A long-lost 1922 silent film starring Rudolph Valentino and Gloria Swanson, Beyond the Rocks, will receive its U.S. re-premiere with live musical accompaniment by Michael Mortilla at the motion picture Academy’s Samuel Goldwyn Theater in Beverly Hills on Tuesday, November 29.
Made when Valentino was at the apex of his fame as the screen’s quintessential Latin lover and Swanson was the personification of Hollywood glamour, Beyond the Rocks is the only film in which the two starred together.
A melodrama produced by Jesse L. Lasky and directed by Sam Wood about the impossible love between Lord Hector Bracondale (Valentino) and Theodora Fitzgerald (Swanson), who marries a much older millionaire for the sake of her father but is smitten with Valentino on her honeymoon, the film is based on the novel by Elinor Glyn.

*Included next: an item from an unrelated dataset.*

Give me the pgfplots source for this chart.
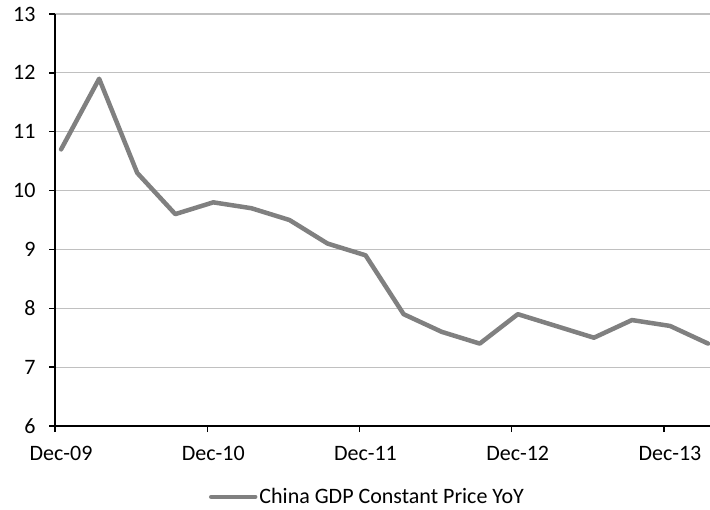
\documentclass[border=0pt]{standalone}
\usepackage{fontspec}
\setmainfont{Carlito}
\usepackage{pgfplots}
\pgfplotsset{compat=1.18}
\definecolor{linegray}{RGB}{128,128,128}
\definecolor{gridgray}{RGB}{192,192,192}
\newcommand\cf{\fontsize{22bp}{26bp}\selectfont}
\begin{document}
\begin{tikzpicture}
\useasboundingbox (-55bp,-84bp) rectangle (655bp,426bp);
\begin{axis}[
  at={(0,0)}, anchor=south west,
  scale only axis,
  width=655bp, height=412bp,
  xmin=-0.16, xmax=17.05,
  ymin=6, ymax=13,
  ytick={6,7,8,9,10,11,12,13},
  xtick={-0.16,3.84,7.84,11.84,15.84},
  xticklabels={Dec-09,Dec-10,Dec-11,Dec-12,Dec-13},
  axis x line*=bottom, axis y line*=left,
  axis line style={black, line width=1.3bp, -},
  tick align=outside,
  major tick length=6bp,
  tick style={black, line width=1.3bp},
  ymajorgrids, grid style={gridgray, line width=1.2bp},
  /pgf/number format/assume math mode=true,
  ticklabel style={font=\cf},
  xticklabel style={xshift=6bp, yshift=-11bp},
  yticklabel style={xshift=-10bp},
  legend style={at={(0.477,-0.172)}, anchor=center, draw=none, fill=none, font=\cf,
    legend cell align=left, inner sep=0pt},
  legend image code/.code={\draw[#1, line cap=round] (0bp,0bp) -- (44bp,0bp);},
  clip=false,
]
\addplot[color=linegray, line width=4.5bp, line join=round, line cap=round] coordinates {
(0,10.7) (1,11.9) (2,10.3) (3,9.6) (4,9.8) (5,9.7) (6,9.5) (7,9.1) (8,8.9)
(9,7.9) (10,7.6) (11,7.4) (12,7.9) (13,7.7) (14,7.5) (15,7.8) (16,7.7) (17,7.4)
};
\addlegendentry{China GDP Constant Price YoY}
\end{axis}
\end{tikzpicture}
\end{document}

Presumed lost for over 75 years, the first fragments of Beyond the Rocks turned up several years ago in a private collection left to the Nederlands Filmmuseum. A search through hundreds of rusty cans yielded six reels, and at the end of 2003 the last missing pieces were discovered. The English intertitles (printed narration or portion of dialogue flashed on the screen between the scenes of a silent film) and original color tints were restored using a list of the original intertitles and a 32-page “continuity script,” which were housed in the Academy’s Margaret Herrick Library.
The restoration was supervised by Giovanna Fossati and researched by Elif Rongen-Kaynakci of the Nederlands Filmmuseum.
Valentino was born in 1895 to a middle-class Italian family, moved to New York in 1913 and became a huge star in the early 1920s for his steamy romantic performances. He died in 1926 following complications from a perforated ulcer.